E-commerce and digital businesses: Digital businesses that operate internationally and do not have a significant physical presence in any one country can benefit from Anguilla’s zero-tax, English-language offshore environment.

What to Be Realistic About

Transparency requires acknowledging Anguilla’s limitations as well as its strengths:

It is not a tax treaty hub. Anguilla has TIEAs but not comprehensive double taxation agreements with most major economies. If you need treaty protection to reduce withholding taxes on dividends from specific countries, you may need a holding company in a jurisdiction with a broader DTA network.

Banking has become more complex. The days of walking into a Caribbean bank and opening an account in an afternoon are over. Banking for Anguilla offshore companies requires preparation, documentation, and often the assistance of a specialist.

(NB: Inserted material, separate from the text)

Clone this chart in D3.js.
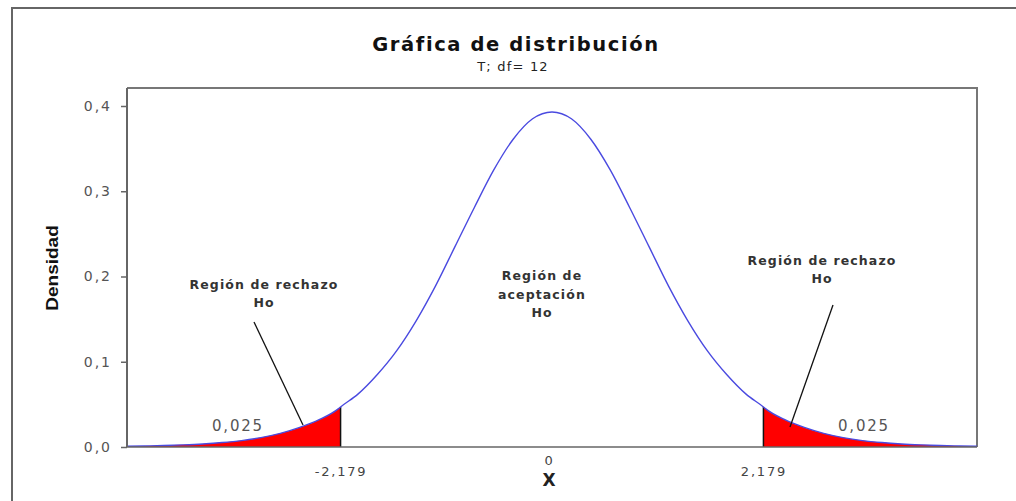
<!DOCTYPE html>
<html>
<head>
<meta charset="utf-8">
<script src="https://cdn.jsdelivr.net/npm/d3@7"></script>
<style>
  body { margin: 0; background: #fff; }
  text { font-family: "DejaVu Sans", Verdana, sans-serif; }
</style>
</head>
<body>
<script>
// t distribution, df = 12
var xs = [-4.38, -4.2, -4.0, -3.8, -3.6, -3.4, -3.2, -3.0, -2.8, -2.6, -2.4, -2.2, -2.179,
  -2.0, -1.8, -1.6, -1.4, -1.2, -1.0, -0.8, -0.6, -0.4, -0.2, 0,
  0.2, 0.4, 0.6, 0.8, 1.0, 1.2, 1.4, 1.6, 1.8, 2.0,
  2.179, 2.2, 2.4, 2.6, 2.8, 3.0, 3.2, 3.4, 3.6, 3.8, 4.0, 4.2, 4.38];
var dens = [0.0009, 0.0012, 0.0017, 0.0025, 0.0036, 0.0052, 0.0075, 0.011, 0.016, 0.023, 0.032, 0.045, 0.047,
  0.062, 0.085, 0.113, 0.148, 0.189, 0.235, 0.281, 0.325, 0.361, 0.385, 0.393,
  0.385, 0.361, 0.325, 0.281, 0.235, 0.189, 0.148, 0.113, 0.085, 0.062,
  0.047, 0.045, 0.032, 0.023, 0.016, 0.011, 0.0075, 0.0052, 0.0036, 0.0025, 0.0017, 0.0012, 0.0009];
var critical = [-2.179, 2.179];
var xTickVals = [-2.179, 0, 2.179];
var xTickLabels = ["-2,179", "0", "2,179"];
var yTickVals = [0, 0.1, 0.2, 0.3, 0.4];
var yTickLabels = ["0,0", "0,1", "0,2", "0,3", "0,4"];
var tailLabels = ["0,025", "0,025"];

var points = xs.map(function(x, i) { return {x: x, y: dens[i]}; });

var width = 1016, height = 501;
var plot = {left: 127, top: 88, right: 977, bottom: 447};

var svg = d3.select("body").append("svg")
  .attr("width", width)
  .attr("height", height);

// outer frame
svg.append("rect")
  .attr("x", 12).attr("y", 8)
  .attr("width", 1020).attr("height", 520)
  .attr("fill", "none")
  .attr("stroke", "#666")
  .attr("stroke-width", 2);

var x = d3.scaleLinear().domain([-4.38, 4.38]).range([plot.left, plot.right]);
var y = d3.scaleLinear().domain([0, 0.4]).range([plot.bottom, 106]);

// titles
svg.append("text")
  .attr("x", 516).attr("y", 51)
  .attr("text-anchor", "middle")
  .style("font-size", "19.5px").style("font-weight", "bold")
  .style("letter-spacing", "1.6px")
  .attr("fill", "#111")
  .text("Gráfica de distribución");
svg.append("text")
  .attr("x", 513).attr("y", 71)
  .attr("text-anchor", "middle")
  .style("font-size", "13px")
  .style("letter-spacing", "1.2px")
  .attr("fill", "#222")
  .text("T; df= 12");

// plot frame (top, right)
svg.append("path")
  .attr("d", "M" + plot.left + "," + plot.top + "H" + plot.right + "V" + plot.bottom)
  .attr("fill", "none")
  .attr("stroke", "#777")
  .attr("stroke-width", 2);

// shaded tails
var area = d3.area()
  .x(function(d) { return x(d.x); })
  .y0(y(0))
  .y1(function(d) { return y(d.y); })
  .curve(d3.curveMonotoneX);

svg.append("path")
  .datum(points.filter(function(d) { return d.x <= critical[0]; }))
  .attr("fill", "#ff0000")
  .attr("d", area);
svg.append("path")
  .datum(points.filter(function(d) { return d.x >= critical[1]; }))
  .attr("fill", "#ff0000")
  .attr("d", area);

// vertical lines at critical values
critical.forEach(function(c) {
  var p = points.find(function(d) { return d.x === c; });
  svg.append("line")
    .attr("x1", x(c)).attr("x2", x(c))
    .attr("y1", y(0)).attr("y2", y(p.y))
    .attr("stroke", "#111")
    .attr("stroke-width", 1.5);
});

// density curve
var line = d3.line()
  .x(function(d) { return x(d.x); })
  .y(function(d) { return y(d.y); })
  .curve(d3.curveMonotoneX);

svg.append("path")
  .datum(points)
  .attr("fill", "none")
  .attr("stroke", "#4a4ae0")
  .attr("stroke-width", 1.4)
  .attr("d", line);

// y axis
var yAxis = svg.append("g")
  .attr("transform", "translate(" + plot.left + ",0)")
  .call(d3.axisLeft(y).tickValues(yTickVals)
    .tickFormat(function(d, i) { return yTickLabels[i]; })
    .tickSize(6).tickPadding(9));
yAxis.select(".domain")
  .attr("d", "M0," + plot.top + "V" + plot.bottom)
  .attr("stroke", "#666").attr("stroke-width", 2);
yAxis.selectAll(".tick line").attr("stroke", "#666").attr("stroke-width", 1.5);
yAxis.selectAll(".tick text")
  .style("font-family", "'DejaVu Sans', Verdana, sans-serif")
  .style("font-size", "14px")
  .style("letter-spacing", "2px")
  .attr("fill", "#555");

// x axis
var xAxis = svg.append("g")
  .attr("transform", "translate(0," + plot.bottom + ")")
  .call(d3.axisBottom(x).tickValues(xTickVals)
    .tickFormat(function(d, i) { return xTickLabels[i]; })
    .tickSize(0).tickPadding(17));
xAxis.select(".domain")
  .attr("d", "M" + plot.left + ",0H" + plot.right)
  .attr("stroke", "#666").attr("stroke-width", 1.5);
xAxis.selectAll(".tick text")
  .style("font-family", "'DejaVu Sans', Verdana, sans-serif")
  .style("font-size", "13px")
  .style("letter-spacing", "1.8px")
  .attr("fill", "#444")
  .attr("dx", function(d) { return d === 0 ? -3 : 0; })
  .attr("dy", function(d) { return d === 0 ? "0.05em" : "0.9em"; });

// axis titles
svg.append("text")
  .attr("x", 549).attr("y", 486)
  .attr("text-anchor", "middle")
  .style("font-size", "17px").style("font-weight", "bold")
  .attr("fill", "#222")
  .text("X");
svg.append("text")
  .attr("transform", "translate(58,268) rotate(-90) scale(1,0.85)")
  .attr("text-anchor", "middle")
  .style("font-family", "'Liberation Sans Narrow', 'Arial Narrow', 'Liberation Sans', sans-serif")
  .style("font-size", "19px").style("font-weight", "bold")
  .attr("fill", "#111")
  .text("Densidad");

// annotations
function label(lines, cx, y0, dy) {
  var t = svg.append("text")
    .attr("text-anchor", "middle")
    .style("font-size", "12.5px").style("font-weight", "bold")
    .style("letter-spacing", "1.1px")
    .attr("fill", "#333");
  lines.forEach(function(s, i) {
    t.append("tspan").attr("x", cx).attr("y", y0 + i * dy).text(s);
  });
}
label(["Región de rechazo", "Ho"], 264, 289, 18);
label(["Región de", "aceptación", "Ho"], 542, 280, 18.5);
label(["Región de rechazo", "Ho"], 822, 265, 18);

svg.append("line")
  .attr("x1", 254).attr("y1", 322).attr("x2", 303).attr("y2", 425)
  .attr("stroke", "#111").attr("stroke-width", 1.3);
svg.append("line")
  .attr("x1", 833).attr("y1", 305).attr("x2", 790).attr("y2", 427)
  .attr("stroke", "#111").attr("stroke-width", 1.3);

svg.append("text")
  .attr("x", 238).attr("y", 431)
  .attr("text-anchor", "middle")
  .style("font-size", "15px").style("letter-spacing", "1.8px")
  .attr("fill", "#555")
  .text(tailLabels[0]);
svg.append("text")
  .attr("x", 864).attr("y", 431)
  .attr("text-anchor", "middle")
  .style("font-size", "15px").style("letter-spacing", "1.8px")
  .attr("fill", "#555")
  .text(tailLabels[1]);
</script>
</body>
</html>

Substance rules add cost for relevant activities. If your company earns income from relevant activities, compliance with substance rules involves ongoing management attention and potentially real costs in Anguilla.

Home country tax rules still apply. An Anguilla company does not exempt you from tax in your country of residence. Professional tax advice in your home country is essential.

These limitations are real but manageable. Anguilla’s strengths — the combination of zero tax, genuine privacy, English common law, political stability, and good compliance standing — make it one of the better-positioned offshore jurisdictions in the current regulatory environment.